Welchen Vorteil hat der Durchschnittsverdiener?

Der Durchschnittsverdiener weiß sich in einem Staat zuhause, der den Auftrag des Grundgesetzes und des Sozialgesetzbuches ernstnimmt. Die Bürgerinnen und Bürger wären in ihrer Existenz gesichert und könnten ihre Persönlichkeit frei entfalten. Darauf kann man stolz sein, denn es würde ein klares Signal ausgesandt: Jeder gehört dazu. Damit könnten sich die Zukunftsängste gerade in der Mitte der Gesellschaft beruhigen. Menschen, die Sorgen haben, gründen eher keine Familie. Ich gehe davon aus, dass die Geburtenraten steigen würden. Und wir wissen auch: Angst vor der Zukunft verleitet eher dazu, rechts außen zu wählen. Was den gesellschaftlichen Zusammenhalt gefährdet.

Eine Deradikalisierung der Gesellschaft durch das bedingungslose Grundeinkommen?

Ganz genau. Ein größerer sozialer Frieden.

Angenommen, wir in der Bundesrepublik machen das jetzt mal. Schwupps, ist der Laden voll? Anders formuliert, was hätte das für eine Signalwirkung nach außen?

Die anderen Länder Europas würden ja sehr schnell erkennen, dass die Einführung eines bedingungslosen Grundeinkommens in Deutschland zu einem Innovationsschub führen würde und sie würden es hoffentlich nachmachen. Was natürlich sehr idealistisch gedacht ist. Aber wir brauchen natürlich Rahmenrichtlinien – wie heute auch -, wer mit nichtdeutschem Pass in den Genuss dieser Sozialleistungen kommt. Es stimmt ja einfach nicht, dass jeder, der hier einen Fuß auf den Boden setzt, damit in die Sozialsysteme einwandert.

Ihre Veranstaltung am Samstag heiß „Vertrauen stärken“. Sie haben viel Vertrauen?

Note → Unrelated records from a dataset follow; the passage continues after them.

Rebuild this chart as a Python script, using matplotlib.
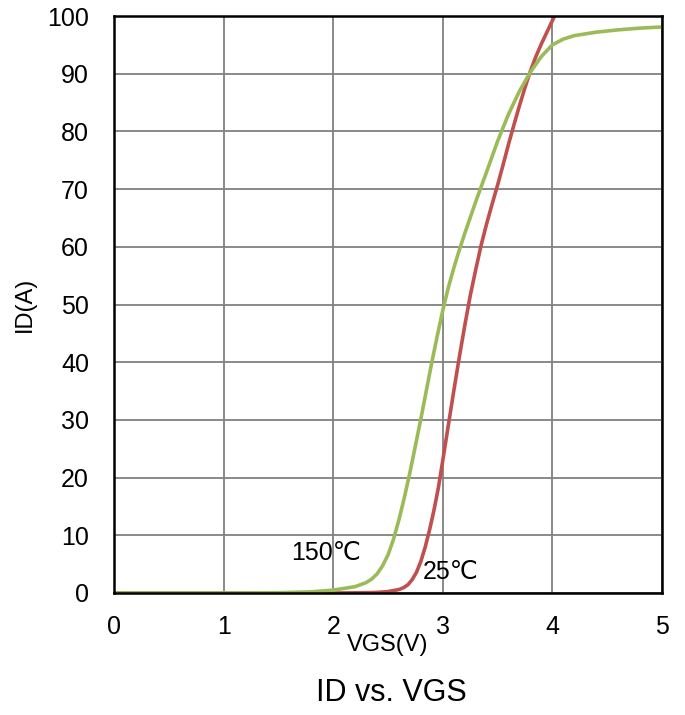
import numpy as np
import matplotlib
matplotlib.use("Agg")
import matplotlib.pyplot as plt

plt.rcParams['font.family'] = ['Liberation Sans', 'DejaVu Sans']

# 25C curve (VGS, ID)
vgs_25 = [0, 1.0, 2.0, 2.3, 2.4, 2.5, 2.6, 2.64, 2.68, 2.72, 2.76, 2.8, 2.84,
          2.88, 2.92, 2.96, 3.0, 3.05, 3.1, 3.15, 3.2, 3.25, 3.3, 3.35, 3.4,
          3.45, 3.5, 3.55, 3.6, 3.65, 3.7, 3.75, 3.8, 3.85, 3.9, 3.95, 4.0, 4.02]
id_25 = [0, 0, 0, 0.05, 0.1, 0.25, 0.6, 0.9, 1.4, 2.3, 3.6, 5.5, 8.0,
         11.0, 14.4, 18.3, 23.0, 29.0, 35.0, 40.8, 46.3, 51.5, 56.0, 60.3, 64.0,
         67.4, 70.7, 74.2, 77.8, 81.2, 84.5, 87.6, 90.5, 93.0, 95.2, 97.2, 99.2, 100.0]

# 150C curve
vgs_150 = [0, 1.0, 1.5, 1.8, 2.0, 2.2, 2.3, 2.35, 2.4, 2.45, 2.5, 2.55, 2.6,
           2.65, 2.7, 2.75, 2.8, 2.85, 2.9, 2.95, 3.0, 3.05, 3.1, 3.15, 3.2,
           3.3, 3.4, 3.5, 3.6, 3.7, 3.8, 3.9, 4.0, 4.1, 4.2, 4.4, 4.6, 4.8, 5.0]
id_150 = [0, 0, 0.05, 0.2, 0.5, 1.1, 1.8, 2.4, 3.3, 4.7, 6.6, 9.3, 12.7,
          16.6, 20.9, 25.5, 30.2, 35.1, 40.0, 44.6, 49.0, 52.9, 56.3, 59.4, 62.3,
          67.8, 73.0, 78.3, 83.0, 87.0, 90.3, 93.0, 95.0, 96.0, 96.6, 97.2, 97.6, 97.9, 98.1]

x_ticks = [0, 1, 2, 3, 4, 5]
y_ticks = [0, 10, 20, 30, 40, 50, 60, 70, 80, 90, 100]

fig = plt.figure(figsize=(6.85, 7.15), dpi=100)
ax = fig.add_axes([114/685, 1 - 593/715, 548/685, 577/715])

ax.plot(vgs_25, id_25, color='#C0504D', lw=2.6, solid_joinstyle='round')
ax.plot(vgs_150, id_150, color='#9BBB59', lw=2.6, solid_joinstyle='round')

ax.set_xlim(0, 5)
ax.set_ylim(0, 100)
ax.set_xticks(x_ticks)
ax.set_yticks(y_ticks)
ax.grid(True, color='#808080', lw=1.3)
ax.set_axisbelow(True)
for s in ax.spines.values():
    s.set_color('black')
    s.set_linewidth(1.8)
ax.tick_params(axis='both', length=0, labelsize=18)
ax.tick_params(axis='y', pad=18)
ax.tick_params(axis='x', pad=16)

ax.set_xlabel('VGS(V)', fontsize=17, labelpad=-4)
ax.set_ylabel('ID(A)', fontsize=17, labelpad=8)

ax.text(1.62, 6.9, '150℃', fontsize=18, ha='left', va='center')
ax.text(2.82, 3.6, '25℃', fontsize=18, ha='left', va='center')

fig.text(391/685, 1 - 693/715, 'ID vs. VGS', fontsize=22, ha='center', va='center')

fig.savefig('out.png', dpi=100)
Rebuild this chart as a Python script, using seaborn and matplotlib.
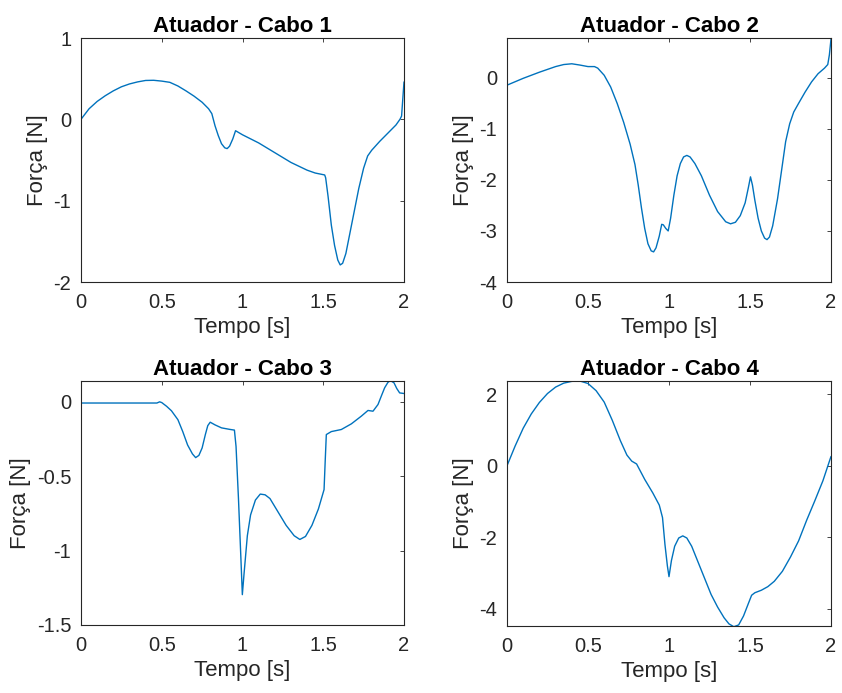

Ja. Und zwar nicht, weil ich idealistisch bin. Das bin ich vielleicht. Aber weil ich Soziologin bin. Wenn ich mir die Bildung des Individuums anschaue, vom Neugeborenen bis zum Erwachsenen, der Verantwortung übernimmt für sich und sein Land, dann weiß ich, dass man darauf vertrauen kann, das, wenn man Menschen frei lässt, ihr Leben nach ihren Vorstellungen zu gestalten, dass sie etwas damit tun. Man braucht zum Leben nicht nur Nahrung und Obdach, sondern auch einen Sinn. Den kann auch berufliches Tun stiften. Darauf werden wir als Quelle nicht verzichten wollen.

Diskussion zum Thema

Am Samstag (22. Juni) findet in der FH Dortmund (Emil-Figge-Straße 44, Hörsaal U33) von 12 bis 17 Uhr eine Informations- und Diskussionsveranstaltung zum Thema statt. Neben Vertretern der Wissenschaft diskutieren Vertreter aus der Praxis über die Idee des bedingungslosen Grundeinkommens und gehen der Frage nach, was für und was gegen diese Idee spricht. Der Eintritt ist frei.